If, according to the content of the contract, in addition to the delivery of the goods, the Seller is also obligated to process the goods according to certain specifications of the Customer, the Customer shall ensure that the content provided to the Seller by the Customer for the purpose of processing does not infringe the rights of third parties (e.g. copyrights or trademark rights). The Customer shall indemnify the Seller against any claims of third parties which the latter may assert against the Seller in connection with an infringement of their rights by the contractual use of the Customer's content by the Seller. In this regard, the customer shall also assume the reasonable costs of the necessary legal defense, including all court and attorney fees in the statutory amount. This does not apply if the customer is not responsible for the infringement. In the event of a claim by a third party, the customer is obligated to provide the seller immediately, truthfully and completely with all information necessary for the examination of the claims and a defense.

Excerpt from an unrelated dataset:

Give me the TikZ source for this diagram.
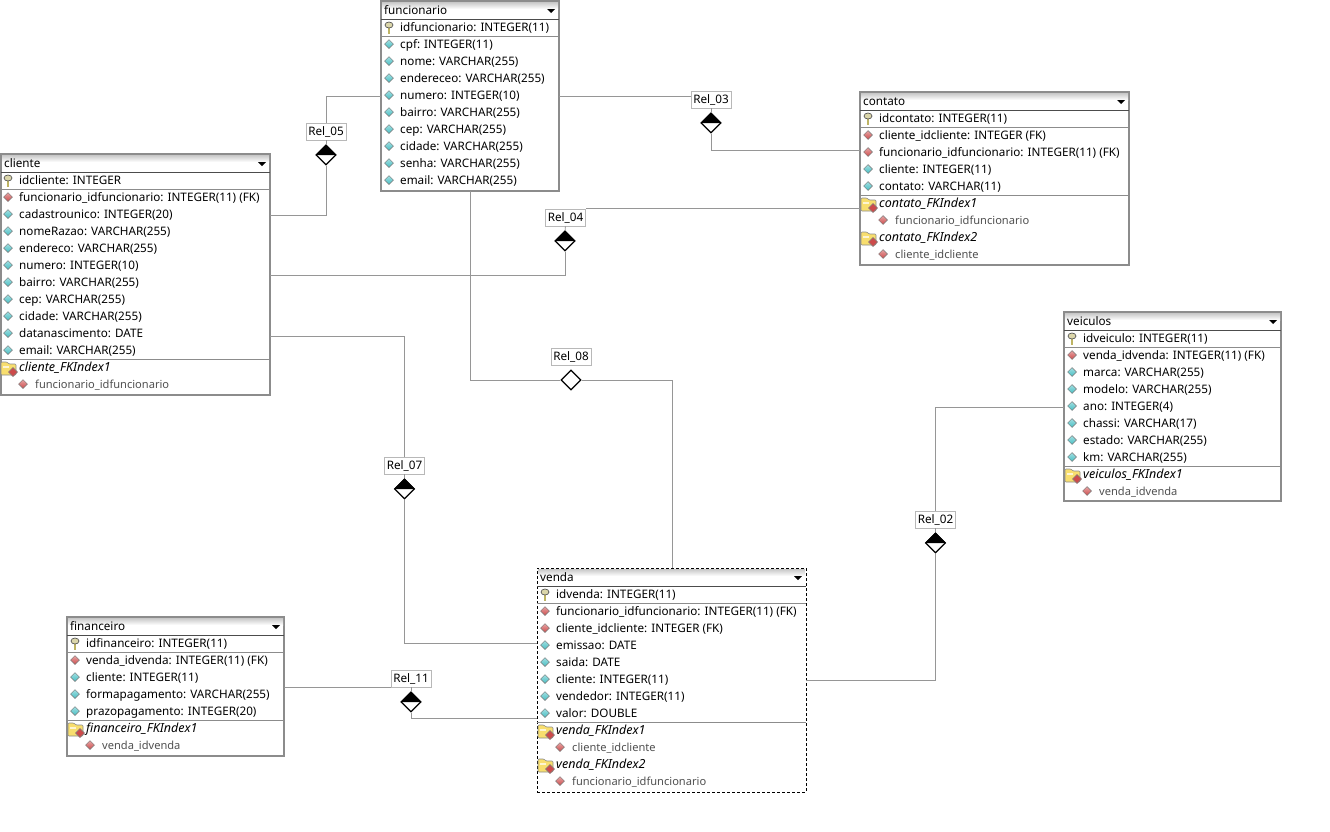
\documentclass[tikz,border=0pt]{standalone}
\usepackage{fontspec}
\setmainfont{Noto Sans}
\usepackage{tikz}
\usetikzlibrary{calc,shapes.geometric}
\definecolor{colteal}{RGB}{70,190,195}
\definecolor{colred}{RGB}{205,75,75}
\definecolor{boxgray}{RGB}{140,140,140}
\definecolor{linegray}{RGB}{150,150,150}
\definecolor{idxgray}{RGB}{80,80,80}
\definecolor{foldery}{RGB}{248,222,110}
\definecolor{keygold}{RGB}{190,180,100}

\tikzset{
  tabbox/.style={draw=boxgray,line width=1.9pt,fill=white,rectangle,anchor=north west,inner sep=0pt,outer sep=0pt},
  selbox/.style={draw=black,dash pattern=on 3pt off 2pt,line width=1pt,fill=white,rectangle,anchor=north west,inner sep=0pt,outer sep=0pt},
  rowtext/.style={anchor=west,inner sep=0pt,text height=9pt,text depth=3pt,font=\fontsize{11.7}{13}\selectfont},
  icon/.style={diamond,draw=black!55,top color=#1!50!white,bottom color=#1,line width=0.5pt,minimum size=9pt,inner sep=0pt},
  relname/.style={draw=black!28,fill=white,line width=0.9pt,inner sep=0pt,minimum width=40pt,minimum height=17pt,font=\fontsize{11.7}{13}\selectfont},
  reldia/.style={diamond,draw=black,fill=white,line width=1.2pt,minimum size=20pt,inner sep=0pt},
  rellink/.style={draw=linegray,line width=0.9pt},
  sepline/.style={draw=black!45,line width=0.7pt}
}

% box with title band
\newcommand{\enttab}[7][tabbox]{
  \node[#1,minimum width=#5pt,minimum height=#6pt] (#2) at (#3,#4) {};
  \shade[top color=black!22,bottom color=white] ({#3+1},{#4+1}) rectangle ({#3+#5-1},{#4+8});
  \node[rowtext] (#2-title) at ({#3+3},{#4+10}) {#7};
  \fill ({#3+#5-12},{#4+8}) -- ++(8,0) -- ++(-4,4) -- cycle;
  \draw[sepline,black!70] (#3,{#4+18}) -- ({#3+#5},{#4+18});
  % primary key row separator
  \draw[sepline] (#3,{#4+35}) -- ({#3+#5},{#4+35});
}
% key icon
\newcommand{\keyicon}[2]{
  \draw[black!70,line width=2.2pt] (#1,{#2-1}) -- ++(0,7);
  \draw[keygold,line width=1.1pt] (#1,{#2-1}) -- ++(0,7);
  \filldraw[fill=keygold!55!white,draw=black!65,line width=0.7pt] (#1,{#2-3}) ellipse (4pt and 3pt);
}
% folder with a red mark
\newcommand{\foldericon}[2]{
  \filldraw[fill=foldery,draw=black!45,line width=0.6pt,rounded corners=1pt] (#1,{#2-5}) -- ++(6,0) -- ++(2,2) -- ++(7,0) -- ++(0,11) -- ++(-15,0) -- cycle;
  \fill[white!70!foldery] ({#1+1.5},{#2-1}) rectangle ({#1+8},{#2+1});
  \filldraw[fill=colred,draw=black!50,line width=0.4pt] ({#1+12},{#2+0.5}) -- ++(4.5,4.5) -- ++(-4.5,4.5) -- ++(-4.5,-4.5) -- cycle;
}
% key row, then the column rows
\newcommand{\colrows}[4]{
  \keyicon{#2+8}{#3+1}
  \foreach \t/\c [count=\i] in {#4}{
    \ifnum\i=1
      \node[rowtext] (#1-\i) at ({#2+19},{#3+1}) {\t};
    \else
      \node[icon=\c] (#1-\i-ic) at ({#2+8},{#3+17*(\i-1)}) {};
      \node[rowtext] (#1-\i) at ({#2+19},{#3+1+17*(\i-1)}) {\t};
    \fi
  }
}
% index header and its field
\newcommand{\idxrows}[5]{
  \foldericon{#2+1}{#3}
  \node[rowtext,font=\fontsize{12.5}{13}\selectfont\itshape] (#1-idx) at ({#2+19},{#3+1}) {#4};
  \node[icon=colred] (#1-fld-ic) at ({#2+23},{#3+17}) {};
  \node[rowtext,text=idxgray,font=\fontsize{11.1}{13}\selectfont] (#1-fld) at ({#2+35},{#3+18}) {#5};
}

\begin{document}
\begin{tikzpicture}[x=1pt,y=-1pt]
  \useasboundingbox (0,0) rectangle (1330,831);

  % Funcionario
  \enttab{funcionario}{381}{1}{178}{190}{funcionario}
  \colrows{funcionario}{381}{27}{idfuncionario: INTEGER(11)/colteal,cpf: INTEGER(11)/colteal,nome: VARCHAR(255)/colteal,endereceo: VARCHAR(255)/colteal,numero: INTEGER(10)/colteal,bairro: VARCHAR(255)/colteal,cep: VARCHAR(255)/colteal,cidade: VARCHAR(255)/colteal,senha: VARCHAR(255)/colteal,email: VARCHAR(255)/colteal}

  % Cliente
  \enttab{cliente}{1}{154}{269}{241}{cliente}
  \colrows{cliente}{0}{180}{idcliente: INTEGER/colteal,funcionario\_idfuncionario: INTEGER(11) (FK)/colred,cadastrounico: INTEGER(20)/colteal,nomeRazao: VARCHAR(255)/colteal,endereco: VARCHAR(255)/colteal,numero: INTEGER(10)/colteal,bairro: VARCHAR(255)/colteal,cep: VARCHAR(255)/colteal,cidade: VARCHAR(255)/colteal,datanascimento: DATE/colteal,email: VARCHAR(255)/colteal}
  \draw[sepline] (1,359) -- (270,359);
  \idxrows{cliente}{0}{367}{cliente\_FKIndex1}{funcionario\_idfuncionario}

  % Contato
  \enttab{contato}{860}{92}{269}{173}{contato}
  \colrows{contato}{860}{118}{idcontato: INTEGER(11)/colteal,cliente\_idcliente: INTEGER (FK)/colred,funcionario\_idfuncionario: INTEGER(11) (FK)/colred,cliente: INTEGER(11)/colteal,contato: VARCHAR(11)/colteal}
  \draw[sepline] (860,195) -- (1129,195);
  \idxrows{contato}{860}{203}{contato\_FKIndex1}{funcionario\_idfuncionario}
  \idxrows{contato2}{860}{237}{contato\_FKIndex2}{cliente\_idcliente}

  % Veiculos
  \enttab{veiculos}{1064}{312}{217}{189}{veiculos}
  \colrows{veiculos}{1064}{338}{idveiculo: INTEGER(11)/colteal,venda\_idvenda: INTEGER(11) (FK)/colred,marca: VARCHAR(255)/colteal,modelo: VARCHAR(255)/colteal,ano: INTEGER(4)/colteal,chassi: VARCHAR(17)/colteal,estado: VARCHAR(255)/colteal,km: VARCHAR(255)/colteal}
  \draw[sepline] (1064,466) -- (1281,466);
  \idxrows{veiculos}{1064}{474}{veiculos\_FKIndex1}{venda\_idvenda}

  % Venda
  \enttab[selbox]{venda}{537}{568}{269}{224}{venda}
  \colrows{venda}{537}{594}{idvenda: INTEGER(11)/colteal,funcionario\_idfuncionario: INTEGER(11) (FK)/colred,cliente\_idcliente: INTEGER (FK)/colred,emissao: DATE/colteal,saida: DATE/colteal,cliente: INTEGER(11)/colteal,vendedor: INTEGER(11)/colteal,valor: DOUBLE/colteal}
  \draw[sepline] (537,722) -- (806,722);
  \idxrows{venda}{537}{730}{venda\_FKIndex1}{cliente\_idcliente}
  \idxrows{venda2}{537}{764}{venda\_FKIndex2}{funcionario\_idfuncionario}

  % Financeiro
  \enttab{financeiro}{67}{617}{217}{139}{financeiro}
  \colrows{financeiro}{67}{643}{idfinanceiro: INTEGER(11)/colteal,venda\_idvenda: INTEGER(11) (FK)/colred,cliente: INTEGER(11)/colteal,formapagamento: VARCHAR(255)/colteal,prazopagamento: INTEGER(20)/colteal}
  \draw[sepline] (67,720) -- (284,720);
  \idxrows{financeiro}{67}{728}{financeiro\_FKIndex1}{venda\_idvenda}

  % Relation names
  \node[relname] (rel05) at (326,131.5) {Rel\_05};
  \node[relname] (rel03) at (711,99.5) {Rel\_03};
  \node[relname] (rel04) at (565.5,217.5) {Rel\_04};
  \node[relname] (rel08) at (571,356.5) {Rel\_08};
  \node[relname] (rel07) at (404.5,465.5) {Rel\_07};
  \node[relname] (rel02) at (935.5,519.5) {Rel\_02};
  \node[relname] (rel11) at (411,678.5) {Rel\_11};

  % Relation marks
  \node[reldia] (dia05) at (326,155) {};
  \node[reldia] (dia03) at (711,123) {};
  \node[reldia] (dia04) at (565,241) {};
  \node[reldia] (dia08) at (571,380) {};
  \node[reldia] (dia07) at (404.5,489) {};
  \node[reldia] (dia02) at (935.5,543) {};
  \node[reldia] (dia11) at (411,702) {};
  \foreach \d in {dia05,dia03,dia04,dia07,dia02,dia11}
    \fill (\d.west) -- (\d.north) -- (\d.east) -- cycle;

  % Free ends on the boxes
  \coordinate (cliente-out) at (cliente.east |- 0,336);
  \coordinate (contato-in) at (contato.west |- 0,150);
  \coordinate (venda-in) at (venda.west |- 0,643);
  \coordinate (venda-top) at (672,568);
  \coordinate (venda-fin) at (venda.west |- 0,718);
  \coordinate (venda-vei) at (venda.east |- 0,680);

  % Rel_05
  \draw[rellink] (funcionario.west |- funcionario-5) -| (rel05);
  \draw[rellink] (rel05) -- (dia05);
  \draw[rellink] (dia05) |- (cliente.east |- cliente-3);
  % Rel_03
  \draw[rellink] (funcionario.east |- funcionario-5) -- (rel03.west |- funcionario-5);
  \draw[rellink] (rel03) -- (dia03);
  \draw[rellink] (dia03) |- (contato-in);
  % Rel_04
  \draw[rellink] (contato.west |- rel04.north) -- (rel04.north east);
  \draw[rellink] (rel04) -- (dia04);
  \draw[rellink] (dia04) |- (cliente.east |- 0,275);
  % Rel_08
  \draw[rellink] (funcionario.south) |- (dia08);
  \draw[rellink] (dia08) -| (venda-top);
  % Rel_07
  \draw[rellink] (cliente-out) -| (rel07);
  \draw[rellink] (rel07) -- (dia07);
  \draw[rellink] (dia07) |- (venda-in);
  % Rel_02
  \draw[rellink] (veiculos.west |- veiculos-5) -| (rel02);
  \draw[rellink] (rel02) -- (dia02);
  \draw[rellink] (dia02) |- (venda-vei);
  % Rel_11
  \draw[rellink] (financeiro.east |- rel11.south west) -- (rel11.south west);
  \draw[rellink] (rel11) -- (dia11);
  \draw[rellink] (dia11) |- (venda-fin);
\end{tikzpicture}
\end{document}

9) Commercial legal protection

The customer acknowledges existing patent rights of FIOS GmbH as well as all copyrights and other industrial property rights of the products sold by FIOS GmbH. In particular, the customer is prohibited from copying beyond the purpose of the contract, unauthorized reproduction, imitation, as well as trading in copied, imitated or duplicated goods.

 

10) Changes

FIOS GmbH may amend these GTC at any time. The amendments shall apply as of the effective date for the contracts to be concluded as of that date.

11) Applicable law

11.1 Swiss law shall apply to all legal relationships between the parties to the exclusion of the laws on the international purchase of movable goods. In the case of consumers, this choice of law shall only apply to the extent that the protection granted is not withdrawn by mandatory provisions of the law of the country in which the consumer has his habitual residence.